#### Data provided

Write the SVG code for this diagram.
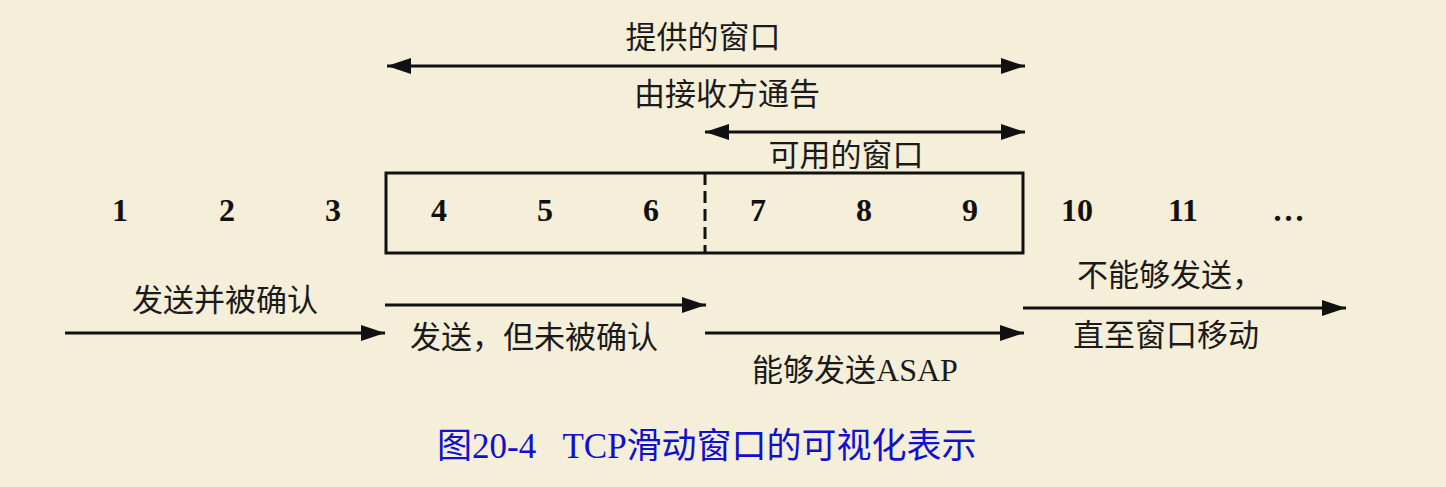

########
#### Data provided

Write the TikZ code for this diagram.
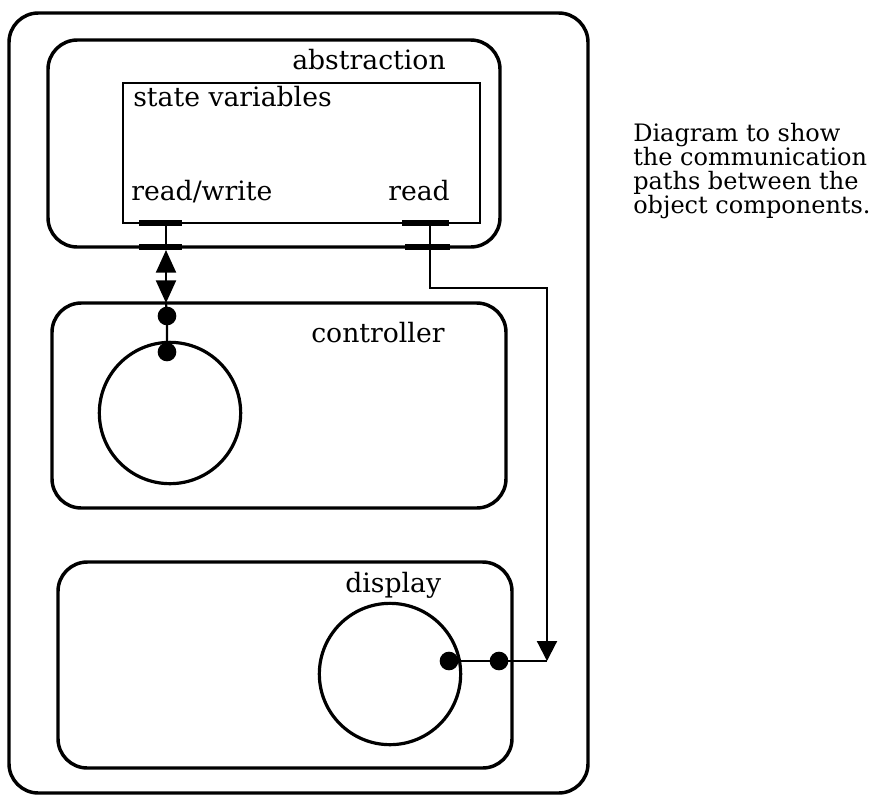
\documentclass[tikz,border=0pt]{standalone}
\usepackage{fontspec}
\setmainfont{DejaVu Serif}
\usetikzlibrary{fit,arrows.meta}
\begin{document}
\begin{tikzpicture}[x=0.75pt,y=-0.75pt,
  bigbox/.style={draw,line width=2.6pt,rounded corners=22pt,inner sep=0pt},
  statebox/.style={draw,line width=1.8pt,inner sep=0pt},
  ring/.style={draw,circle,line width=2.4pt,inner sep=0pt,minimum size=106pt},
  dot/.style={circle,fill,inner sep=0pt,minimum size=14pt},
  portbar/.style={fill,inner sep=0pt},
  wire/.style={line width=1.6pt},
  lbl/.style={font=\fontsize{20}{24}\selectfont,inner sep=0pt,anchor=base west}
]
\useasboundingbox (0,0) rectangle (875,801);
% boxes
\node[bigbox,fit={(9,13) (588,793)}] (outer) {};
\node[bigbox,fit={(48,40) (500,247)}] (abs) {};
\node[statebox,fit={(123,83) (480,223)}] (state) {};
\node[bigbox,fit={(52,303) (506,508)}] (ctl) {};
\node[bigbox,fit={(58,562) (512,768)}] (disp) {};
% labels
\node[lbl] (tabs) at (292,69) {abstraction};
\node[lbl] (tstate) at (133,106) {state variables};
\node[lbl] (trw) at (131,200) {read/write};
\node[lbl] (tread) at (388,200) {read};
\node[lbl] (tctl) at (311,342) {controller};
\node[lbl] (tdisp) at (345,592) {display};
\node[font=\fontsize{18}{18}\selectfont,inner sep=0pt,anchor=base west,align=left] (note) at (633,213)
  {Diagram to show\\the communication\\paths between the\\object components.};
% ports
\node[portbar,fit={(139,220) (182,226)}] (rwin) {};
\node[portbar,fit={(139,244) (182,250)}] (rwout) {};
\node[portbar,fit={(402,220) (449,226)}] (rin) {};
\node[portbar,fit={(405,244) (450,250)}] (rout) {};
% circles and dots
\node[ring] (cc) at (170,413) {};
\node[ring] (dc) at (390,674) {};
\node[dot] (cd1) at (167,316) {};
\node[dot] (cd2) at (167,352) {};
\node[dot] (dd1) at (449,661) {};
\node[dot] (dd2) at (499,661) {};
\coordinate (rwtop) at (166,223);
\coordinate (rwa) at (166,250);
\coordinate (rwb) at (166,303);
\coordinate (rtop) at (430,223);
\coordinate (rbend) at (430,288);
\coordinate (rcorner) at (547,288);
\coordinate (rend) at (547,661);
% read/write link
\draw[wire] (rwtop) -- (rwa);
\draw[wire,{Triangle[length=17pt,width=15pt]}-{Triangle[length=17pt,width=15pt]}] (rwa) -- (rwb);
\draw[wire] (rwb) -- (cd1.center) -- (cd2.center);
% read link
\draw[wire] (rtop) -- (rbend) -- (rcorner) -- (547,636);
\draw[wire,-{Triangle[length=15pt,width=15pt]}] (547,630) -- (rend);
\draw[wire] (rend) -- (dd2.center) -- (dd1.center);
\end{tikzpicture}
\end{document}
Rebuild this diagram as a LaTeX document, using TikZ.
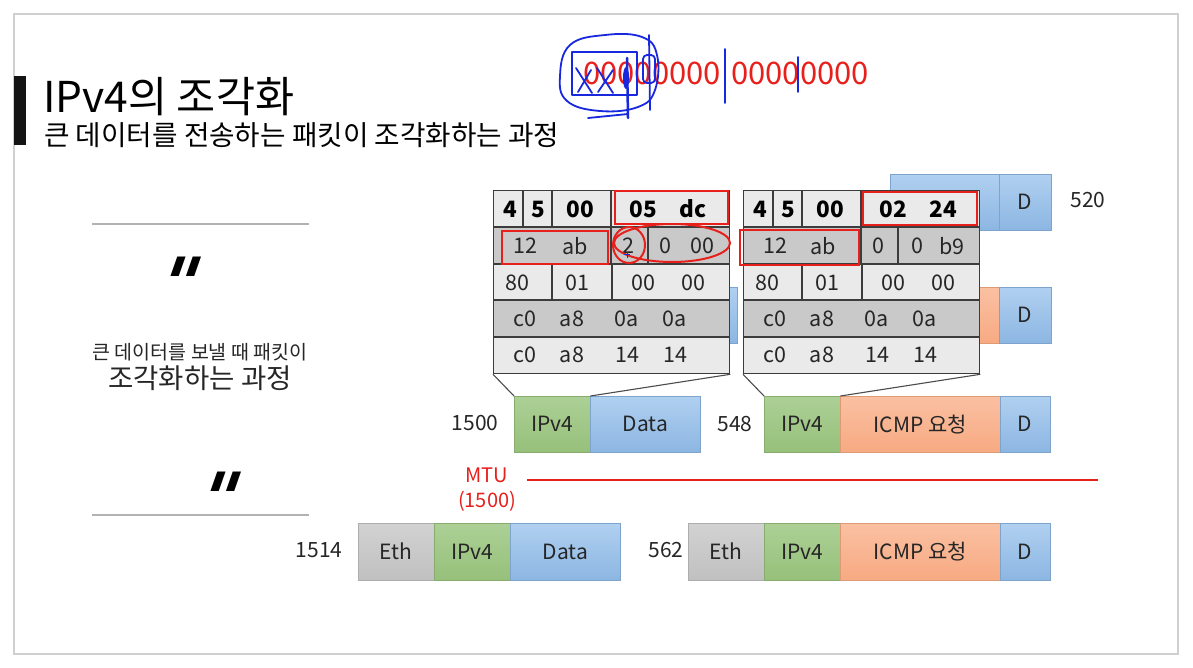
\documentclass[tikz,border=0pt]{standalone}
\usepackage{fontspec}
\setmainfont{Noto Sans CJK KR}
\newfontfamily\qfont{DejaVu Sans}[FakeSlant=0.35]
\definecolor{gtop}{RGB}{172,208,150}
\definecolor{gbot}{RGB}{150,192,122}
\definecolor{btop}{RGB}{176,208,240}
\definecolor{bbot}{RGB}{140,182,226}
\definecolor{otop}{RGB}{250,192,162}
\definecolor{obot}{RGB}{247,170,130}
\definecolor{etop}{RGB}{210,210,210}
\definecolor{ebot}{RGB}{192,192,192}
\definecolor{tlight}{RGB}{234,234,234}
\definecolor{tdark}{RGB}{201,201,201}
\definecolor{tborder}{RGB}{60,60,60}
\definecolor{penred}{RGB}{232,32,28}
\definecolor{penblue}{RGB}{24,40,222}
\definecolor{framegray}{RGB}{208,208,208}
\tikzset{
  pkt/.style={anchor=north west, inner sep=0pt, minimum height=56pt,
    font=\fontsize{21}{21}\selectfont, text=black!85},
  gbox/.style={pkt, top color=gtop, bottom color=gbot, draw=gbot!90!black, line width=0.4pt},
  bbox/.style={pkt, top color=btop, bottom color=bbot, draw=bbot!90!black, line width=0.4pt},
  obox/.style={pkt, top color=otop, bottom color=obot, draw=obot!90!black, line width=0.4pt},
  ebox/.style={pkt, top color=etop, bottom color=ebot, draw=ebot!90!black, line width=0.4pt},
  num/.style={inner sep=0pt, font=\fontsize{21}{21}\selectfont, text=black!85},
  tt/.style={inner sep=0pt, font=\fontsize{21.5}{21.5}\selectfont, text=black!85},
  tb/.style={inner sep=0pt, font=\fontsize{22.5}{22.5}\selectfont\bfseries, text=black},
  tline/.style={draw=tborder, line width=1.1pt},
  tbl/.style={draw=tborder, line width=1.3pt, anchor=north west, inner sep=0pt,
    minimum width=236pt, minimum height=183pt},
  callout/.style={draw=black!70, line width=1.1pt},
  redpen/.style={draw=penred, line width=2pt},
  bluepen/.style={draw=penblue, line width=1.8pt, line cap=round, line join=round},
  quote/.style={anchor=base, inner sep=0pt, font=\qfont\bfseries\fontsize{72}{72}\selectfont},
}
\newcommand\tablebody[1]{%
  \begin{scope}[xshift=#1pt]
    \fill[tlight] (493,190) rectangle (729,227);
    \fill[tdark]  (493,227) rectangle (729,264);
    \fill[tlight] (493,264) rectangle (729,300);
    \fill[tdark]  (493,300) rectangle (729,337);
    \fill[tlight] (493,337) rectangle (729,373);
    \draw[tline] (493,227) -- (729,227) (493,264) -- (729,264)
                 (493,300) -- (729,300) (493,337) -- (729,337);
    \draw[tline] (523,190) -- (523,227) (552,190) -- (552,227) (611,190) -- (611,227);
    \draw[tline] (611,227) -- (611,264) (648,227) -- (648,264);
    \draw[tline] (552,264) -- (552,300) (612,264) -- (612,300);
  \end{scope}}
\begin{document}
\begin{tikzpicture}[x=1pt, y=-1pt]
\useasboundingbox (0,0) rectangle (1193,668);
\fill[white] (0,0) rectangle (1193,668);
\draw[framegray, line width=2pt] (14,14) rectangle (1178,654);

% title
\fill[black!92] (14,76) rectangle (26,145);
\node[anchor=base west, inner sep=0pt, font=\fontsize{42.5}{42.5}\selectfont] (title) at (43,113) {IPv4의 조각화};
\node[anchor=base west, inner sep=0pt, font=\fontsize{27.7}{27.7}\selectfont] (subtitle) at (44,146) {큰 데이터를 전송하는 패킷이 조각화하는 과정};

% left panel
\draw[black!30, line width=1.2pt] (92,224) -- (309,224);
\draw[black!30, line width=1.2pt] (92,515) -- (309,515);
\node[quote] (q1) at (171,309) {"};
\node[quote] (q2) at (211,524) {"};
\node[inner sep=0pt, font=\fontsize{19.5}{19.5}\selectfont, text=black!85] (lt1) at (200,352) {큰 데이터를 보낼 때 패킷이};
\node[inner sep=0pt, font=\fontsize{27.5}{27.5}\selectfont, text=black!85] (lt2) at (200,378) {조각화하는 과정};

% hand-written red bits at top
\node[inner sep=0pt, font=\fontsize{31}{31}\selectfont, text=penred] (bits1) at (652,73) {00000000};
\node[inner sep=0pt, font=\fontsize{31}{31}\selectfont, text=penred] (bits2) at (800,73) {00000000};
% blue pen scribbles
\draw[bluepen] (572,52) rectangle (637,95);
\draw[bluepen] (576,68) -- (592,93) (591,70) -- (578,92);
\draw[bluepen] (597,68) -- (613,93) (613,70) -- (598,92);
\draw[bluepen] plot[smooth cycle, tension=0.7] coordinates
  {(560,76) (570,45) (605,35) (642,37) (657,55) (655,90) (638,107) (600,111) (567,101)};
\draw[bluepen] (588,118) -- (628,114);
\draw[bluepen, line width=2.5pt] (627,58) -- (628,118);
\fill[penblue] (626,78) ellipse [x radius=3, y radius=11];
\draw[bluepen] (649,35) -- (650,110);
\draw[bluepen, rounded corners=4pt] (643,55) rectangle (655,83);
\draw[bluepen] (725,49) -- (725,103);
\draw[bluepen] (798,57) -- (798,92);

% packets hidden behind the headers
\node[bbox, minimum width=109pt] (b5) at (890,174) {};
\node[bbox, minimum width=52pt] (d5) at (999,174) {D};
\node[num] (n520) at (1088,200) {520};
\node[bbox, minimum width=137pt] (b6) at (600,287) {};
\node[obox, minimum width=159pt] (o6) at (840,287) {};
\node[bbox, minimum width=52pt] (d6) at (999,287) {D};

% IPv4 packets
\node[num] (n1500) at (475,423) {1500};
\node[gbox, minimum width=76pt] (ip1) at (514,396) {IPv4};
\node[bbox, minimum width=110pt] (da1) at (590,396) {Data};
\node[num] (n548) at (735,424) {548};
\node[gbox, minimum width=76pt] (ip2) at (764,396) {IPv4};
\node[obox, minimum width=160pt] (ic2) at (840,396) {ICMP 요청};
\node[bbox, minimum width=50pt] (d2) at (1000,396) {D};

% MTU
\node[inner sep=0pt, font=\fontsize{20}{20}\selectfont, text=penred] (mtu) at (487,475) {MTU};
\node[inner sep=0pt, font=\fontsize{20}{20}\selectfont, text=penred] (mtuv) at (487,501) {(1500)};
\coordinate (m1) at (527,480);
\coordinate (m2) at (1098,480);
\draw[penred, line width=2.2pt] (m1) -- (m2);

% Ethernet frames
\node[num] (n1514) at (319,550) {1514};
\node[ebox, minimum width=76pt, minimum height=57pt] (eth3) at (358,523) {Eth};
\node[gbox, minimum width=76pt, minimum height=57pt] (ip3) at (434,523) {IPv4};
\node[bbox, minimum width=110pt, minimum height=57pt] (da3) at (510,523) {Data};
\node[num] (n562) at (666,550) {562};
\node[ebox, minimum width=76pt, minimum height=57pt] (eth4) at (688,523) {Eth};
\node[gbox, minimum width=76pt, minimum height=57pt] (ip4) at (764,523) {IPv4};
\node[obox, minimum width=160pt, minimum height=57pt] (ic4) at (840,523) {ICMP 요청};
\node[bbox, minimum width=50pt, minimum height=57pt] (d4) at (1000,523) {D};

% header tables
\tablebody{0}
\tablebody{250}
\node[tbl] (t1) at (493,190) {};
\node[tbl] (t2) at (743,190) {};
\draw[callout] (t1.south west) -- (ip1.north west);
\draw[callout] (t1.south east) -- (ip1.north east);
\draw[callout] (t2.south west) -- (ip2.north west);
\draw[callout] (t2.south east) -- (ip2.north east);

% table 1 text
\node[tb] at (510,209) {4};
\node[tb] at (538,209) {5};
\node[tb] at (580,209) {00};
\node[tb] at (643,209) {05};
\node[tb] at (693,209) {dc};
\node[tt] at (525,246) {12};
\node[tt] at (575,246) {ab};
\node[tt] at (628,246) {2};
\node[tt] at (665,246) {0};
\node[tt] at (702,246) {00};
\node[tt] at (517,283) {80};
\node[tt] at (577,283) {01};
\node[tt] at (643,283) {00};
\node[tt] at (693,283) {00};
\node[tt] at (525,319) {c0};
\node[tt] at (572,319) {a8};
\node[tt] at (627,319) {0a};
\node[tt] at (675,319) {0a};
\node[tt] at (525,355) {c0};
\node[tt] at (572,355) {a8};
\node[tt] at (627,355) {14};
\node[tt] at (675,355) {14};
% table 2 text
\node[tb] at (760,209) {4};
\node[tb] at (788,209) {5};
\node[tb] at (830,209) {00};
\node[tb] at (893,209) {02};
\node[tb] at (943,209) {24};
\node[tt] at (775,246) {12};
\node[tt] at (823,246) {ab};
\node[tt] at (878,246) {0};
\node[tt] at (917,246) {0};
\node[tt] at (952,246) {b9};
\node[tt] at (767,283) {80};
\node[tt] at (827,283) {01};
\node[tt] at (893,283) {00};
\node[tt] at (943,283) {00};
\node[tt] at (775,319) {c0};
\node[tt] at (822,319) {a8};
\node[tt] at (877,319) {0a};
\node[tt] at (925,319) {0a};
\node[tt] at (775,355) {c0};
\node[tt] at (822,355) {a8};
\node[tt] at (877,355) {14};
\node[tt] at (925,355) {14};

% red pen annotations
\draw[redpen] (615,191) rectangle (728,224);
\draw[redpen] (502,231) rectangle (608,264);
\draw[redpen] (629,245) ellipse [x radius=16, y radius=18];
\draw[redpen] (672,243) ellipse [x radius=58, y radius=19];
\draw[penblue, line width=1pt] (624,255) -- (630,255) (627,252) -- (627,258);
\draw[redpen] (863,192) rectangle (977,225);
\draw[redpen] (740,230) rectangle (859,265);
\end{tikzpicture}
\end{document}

########
#### Data provided

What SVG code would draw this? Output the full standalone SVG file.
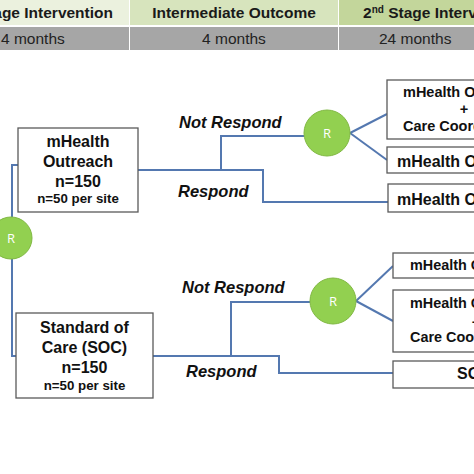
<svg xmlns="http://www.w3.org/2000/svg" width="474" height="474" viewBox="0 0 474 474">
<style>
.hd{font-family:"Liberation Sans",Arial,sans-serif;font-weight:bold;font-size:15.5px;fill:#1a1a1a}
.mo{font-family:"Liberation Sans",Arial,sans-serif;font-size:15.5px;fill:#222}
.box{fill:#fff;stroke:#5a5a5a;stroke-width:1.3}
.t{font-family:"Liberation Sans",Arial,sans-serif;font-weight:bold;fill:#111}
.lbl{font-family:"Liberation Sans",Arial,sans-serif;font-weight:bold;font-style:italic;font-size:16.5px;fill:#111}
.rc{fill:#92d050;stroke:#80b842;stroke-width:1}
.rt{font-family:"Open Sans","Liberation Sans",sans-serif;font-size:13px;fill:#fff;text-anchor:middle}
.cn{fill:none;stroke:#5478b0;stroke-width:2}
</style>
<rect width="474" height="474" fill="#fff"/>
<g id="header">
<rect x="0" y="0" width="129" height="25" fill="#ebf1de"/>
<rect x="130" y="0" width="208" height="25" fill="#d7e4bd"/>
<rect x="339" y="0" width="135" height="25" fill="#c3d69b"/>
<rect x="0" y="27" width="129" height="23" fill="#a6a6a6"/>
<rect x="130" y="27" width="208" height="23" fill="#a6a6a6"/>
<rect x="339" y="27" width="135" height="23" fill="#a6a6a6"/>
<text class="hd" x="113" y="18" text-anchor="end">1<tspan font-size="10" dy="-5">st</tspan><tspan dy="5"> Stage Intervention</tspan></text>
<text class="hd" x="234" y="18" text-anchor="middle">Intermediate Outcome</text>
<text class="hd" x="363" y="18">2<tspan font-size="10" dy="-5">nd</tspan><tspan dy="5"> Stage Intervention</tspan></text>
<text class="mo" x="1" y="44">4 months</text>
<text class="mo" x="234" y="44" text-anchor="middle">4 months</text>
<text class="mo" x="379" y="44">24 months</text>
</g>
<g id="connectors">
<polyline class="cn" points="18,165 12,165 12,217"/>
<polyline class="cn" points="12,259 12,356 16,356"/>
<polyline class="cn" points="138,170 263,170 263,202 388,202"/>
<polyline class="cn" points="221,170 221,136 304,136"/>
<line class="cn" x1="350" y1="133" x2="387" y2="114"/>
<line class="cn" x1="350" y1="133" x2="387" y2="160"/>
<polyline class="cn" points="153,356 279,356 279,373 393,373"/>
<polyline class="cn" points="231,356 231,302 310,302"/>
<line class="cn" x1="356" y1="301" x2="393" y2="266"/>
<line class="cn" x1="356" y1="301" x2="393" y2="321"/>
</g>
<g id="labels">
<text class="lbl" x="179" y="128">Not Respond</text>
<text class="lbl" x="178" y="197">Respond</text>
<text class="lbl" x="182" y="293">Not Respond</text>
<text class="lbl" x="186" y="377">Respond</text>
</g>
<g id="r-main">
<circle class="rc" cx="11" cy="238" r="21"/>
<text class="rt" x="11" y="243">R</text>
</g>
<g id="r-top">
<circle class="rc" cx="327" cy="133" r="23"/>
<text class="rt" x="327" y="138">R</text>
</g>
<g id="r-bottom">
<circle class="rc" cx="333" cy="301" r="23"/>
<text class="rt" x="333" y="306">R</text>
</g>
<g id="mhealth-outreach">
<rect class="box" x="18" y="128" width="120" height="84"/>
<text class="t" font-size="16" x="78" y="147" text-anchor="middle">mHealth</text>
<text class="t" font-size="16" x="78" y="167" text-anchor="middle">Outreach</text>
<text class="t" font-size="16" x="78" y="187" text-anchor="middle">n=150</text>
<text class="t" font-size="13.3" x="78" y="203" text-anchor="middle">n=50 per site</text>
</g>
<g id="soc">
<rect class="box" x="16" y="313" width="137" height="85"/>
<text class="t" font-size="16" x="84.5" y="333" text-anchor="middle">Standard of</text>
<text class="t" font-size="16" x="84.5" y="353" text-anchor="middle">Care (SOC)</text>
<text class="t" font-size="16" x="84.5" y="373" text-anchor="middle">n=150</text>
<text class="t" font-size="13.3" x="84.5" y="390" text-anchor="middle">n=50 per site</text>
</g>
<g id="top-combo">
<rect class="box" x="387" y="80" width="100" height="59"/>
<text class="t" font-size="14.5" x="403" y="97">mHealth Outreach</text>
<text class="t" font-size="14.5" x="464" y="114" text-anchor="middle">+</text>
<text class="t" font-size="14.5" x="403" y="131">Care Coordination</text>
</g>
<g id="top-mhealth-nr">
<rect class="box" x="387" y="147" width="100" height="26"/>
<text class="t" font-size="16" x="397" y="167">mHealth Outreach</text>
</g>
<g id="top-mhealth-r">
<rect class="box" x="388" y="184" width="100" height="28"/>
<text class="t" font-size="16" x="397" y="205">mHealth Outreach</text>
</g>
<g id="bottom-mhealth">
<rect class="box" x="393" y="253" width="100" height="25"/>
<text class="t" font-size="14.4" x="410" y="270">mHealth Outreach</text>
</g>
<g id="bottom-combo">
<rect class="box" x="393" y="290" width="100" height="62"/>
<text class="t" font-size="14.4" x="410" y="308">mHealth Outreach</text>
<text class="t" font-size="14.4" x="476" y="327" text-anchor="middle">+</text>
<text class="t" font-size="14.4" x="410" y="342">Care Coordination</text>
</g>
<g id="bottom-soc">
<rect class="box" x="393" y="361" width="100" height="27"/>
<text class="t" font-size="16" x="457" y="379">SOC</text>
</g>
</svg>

########

Pick out each line above that includes "this" and show it.

Write the SVG code for this diagram.
Write the TikZ code for this diagram.
Rebuild this diagram as a LaTeX document, using TikZ.
What SVG code would draw this? Output the full standalone SVG file.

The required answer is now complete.